Demarcation brings protection

The solution was to "segregate those distractions as much as possible" by reducing the sprint length from 10 to 8.5 days. Reserving sprint time solely for sprint work "protects" the teams so that they can focus properly on the task at hand. It also allows the remaining 1.5 days to be reserved for issues that are equally important but not sprint-specific.

Most of this time - a full day - is invested in 'chapter time'. But what are chapters? "With Agile delivery, you take all the people you need to produce the outcome you want and put them in a team," Sean explains. "If you need more than one team, generally you'll want them all to be aligned so you don't duplicate effort. That's where chapters come in."

'People over process'

Access Worldpay has several chapters, all working to standardise best practice, share experience and expertise, and establish common principles and practices. "The chapter day is about the cross-cutting concerns and different chapters have different areas to align on," says Sean. "For example, the build chapter has done a huge amount to standardise our approach to software engineering."

Moreover, Agile delivery emphasises 'people over process', so "empowering people to contribute and make decisions is important," says Sean. Investing in a specific, demarcated chapter day makes it "a distinct, protected thing that gives our people the opportunity to contribute rather than the leadership team simply micro-managing things." He continues: "If we don't give people real time and space to do this, it doesn't happen - we've seen that time and time again."

Now it gets personal

The final half day is reserved for personal development. "Again, it's people over process," says Sean: "We take our commitment to our people seriously because they're our success, our biggest strength." Behind this commitment lies a clear business case, he explains: "We need full-stack developers that can handle infrastructure, the front end and everything in-between, so we're looking for people to grow in breadth and depth, to constantly improve on the engineering side."

Individuals discuss their career aspirations and personal development plans with their manager. These can involve improving soft skills, such as presentations, or learning new disciplines. "One engineer uses his half-day to address and work on UX-related topics," Sean says: "He set up a mentoring programme in which he would discuss, collaborate and review his work with a member of the UX team."

Libraries and lunches

Investment in personal development also extends to extra time for conferences or essential training, such as Scala or Cassandra. It also happens less formally on the desk with line managers providing specific support and continuing performance management, and at regular 'lunch and learn' sessions. "It's a chance for people to come together as a community," says Sean. "Three of our engineers are the lunch and learn co-ordinators so instead of being management-led, it's a grassroots effort, which is valuable."
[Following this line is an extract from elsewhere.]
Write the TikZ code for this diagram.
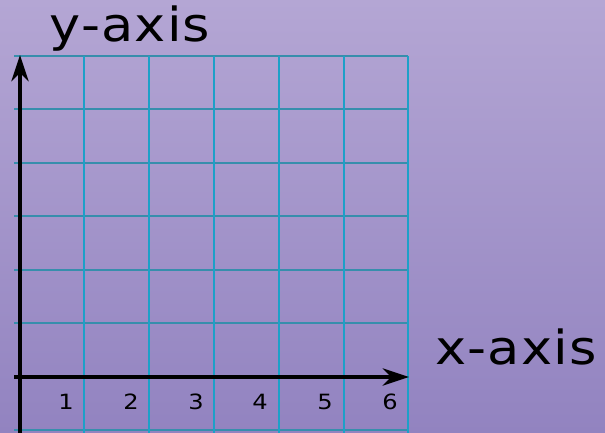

Beyond these lies a universe of courses and libraries online, including Linux Academy and Pluralsight. "We try to offer as much as possible and some people use their time to do certifications themselves," says Sean. "The key thing is that it has to be something that the individual wants to maximise - if they feel they're already getting enough from on-the-job experience, that's fine as well."

'Production takes priority'

Although these 1.5 days are protected, they aren't sacred. "Production takes priority over everything," says Sean. "We have a duty of care and responsibility to our customers so we can't have folks taking time out to read from Safari Library if our systems are crashing in production."

"The thing is, they wouldn't do that," adds Ben Haswell, Engineering Lead: "Our teams have ownership and they know it." It's a natural consequence of Access Worldpay's culture of empowerment and, ultimately, it's the dividend yielded from a sustained investment of time, training and trust.